For web performance having a compression scheme that could recognize and reverse/redo base64 encoding (Data URI, RFC2397) to handle "binary blobs" inside text files would be very appreciated.

Deflate misses some flexibility since it has no super fast mode à la LZ4 that would still provide decent compression but at much lower CPU cost (no entropy coding), nor something heavier on the other side (LZMA like).

Deflate was a nice compression scheme in the 90s, but the World (Wide Web) has changed since the 90s, look how archivers handle text files nowadays: they switch to PPMd, bzip2… because Deflate is outdated.
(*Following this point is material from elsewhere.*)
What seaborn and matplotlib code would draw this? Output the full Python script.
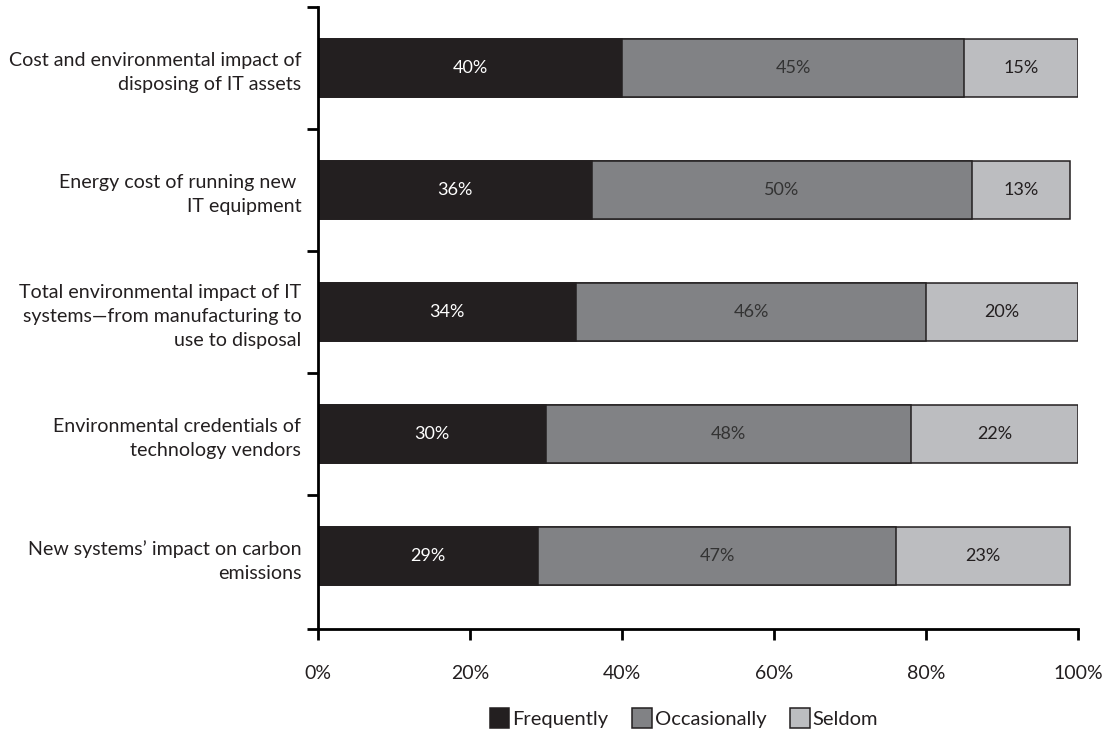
import matplotlib
matplotlib.use("Agg")
import matplotlib.pyplot as plt
import pandas as pd
import seaborn as sns
from matplotlib.patches import Patch

# Survey categories (top to bottom) and the share answering each frequency
categories = [
    "Cost and environmental impact of\ndisposing of IT assets",
    "Energy cost of running new \nIT equipment",
    "Total environmental impact of IT\nsystems\u2014from manufacturing to\nuse to disposal",
    "Environmental credentials of\ntechnology vendors",
    "New systems\u2019 impact on carbon\nemissions",
]
frequently = [40, 36, 34, 30, 29]
occasionally = [45, 50, 46, 48, 47]
seldom = [15, 13, 20, 22, 23]
series_names = ["Frequently", "Occasionally", "Seldom"]
x_ticks = [0, 20, 40, 60, 80, 100]

fill_colors = ["#231f20", "#818285", "#bcbdc0"]
text_colors = ["#ffffff", "#333333", "#231f20"]
edge_color = "#231f20"

sns.set_style("white")
plt.rcParams["font.family"] = ["Lato", "DejaVu Sans"]

df = pd.DataFrame({
    "category": categories,
    "Frequently": frequently,
    "Occasionally": occasionally,
    "Seldom": seldom,
})
cumulative = df[series_names].cumsum(axis=1)

fig = plt.figure(figsize=(11.08, 7.33), dpi=100)
ax = fig.add_axes([318 / 1108, 1 - 629 / 733, 760 / 1108, 622 / 733])

# Stacked bars: draw the running totals from the widest down so each
# segment sits on top of the next
for name, color in reversed(list(zip(series_names, fill_colors))):
    sns.barplot(
        x=cumulative[name], y=df["category"], orient="h",
        color=color, saturation=1, edgecolor=edge_color, linewidth=1.1,
        width=0.48, errorbar=None, ax=ax,
    )

# Segment value labels
for i in range(len(categories)):
    left = 0
    for name, tcolor in zip(series_names, text_colors):
        value = df[name].iloc[i]
        ax.text(left + value / 2, i, f"{value}%", ha="center", va="center",
                color=tcolor, fontsize=13)
        left += value

ax.set_xlim(0, 100)
ax.set_ylim(4.6, -0.5)
ax.set_xlabel("")
ax.set_ylabel("")

ax.set_xticks(x_ticks)
ax.set_xticklabels([f"{v}%" for v in x_ticks], fontsize=14, color="#231f20")
ax.tick_params(axis="x", direction="out", length=8, width=2, pad=18,
               color="black", bottom=True)

ax.set_yticks(range(len(categories)))
ax.set_yticklabels(categories, fontsize=14.1, color="#231f20", linespacing=1.5)
ax.tick_params(axis="y", which="major", length=0, pad=12, left=True)
ax.set_yticks([-0.5, 0.5, 1.5, 2.5, 3.5, 4.6], minor=True)
ax.tick_params(axis="y", which="minor", direction="out", length=8, width=2,
               color="black", left=True)

for side in ("top", "right"):
    ax.spines[side].set_visible(False)
for side in ("left", "bottom"):
    ax.spines[side].set_linewidth(2)
    ax.spines[side].set_color("black")
ax.grid(False)

handles = [Patch(facecolor=c, edgecolor=edge_color, linewidth=1.1, label=n)
           for c, n in zip(fill_colors, series_names)]
fig.legend(handles=handles, loc="center", ncol=3, frameon=False,
           bbox_to_anchor=(684 / 1108, 1 - 718 / 733),
           fontsize=14.5, handlelength=0.95, handleheight=1.15,
           handletextpad=0.15, columnspacing=1.2, labelcolor="#231f20")

fig.savefig("out.png", dpi=100)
Compressing the headers is a good idea, but thinking about new compression schemes for the payload should not be overlooked.

Regards
Frédéric Kayser

Le 21 mai 2013 à 19:17, Poul-Henning Kamp a écrit :

> In message <519BAB26.2010501@zinks.de>de>, Roland Zink writes:
> 
>> This seem to make the introduction of new compression schemes more complex.
> 
> And what is the plausibility that any new compression schemes will ever
> make that worth-while ?
> 
> It's not nill, but it makes a convincing impression of nill.
> 
> -- 
> Poul-Henning Kamp       | UNIX since Zilog Zeus 3.20
> phk@FreeBSD.ORG         | TCP/IP since RFC 956
> FreeBSD committer       | BSD since 4.3-tahoe    
> Never attribute to malice what can adequately be explained by incompetence.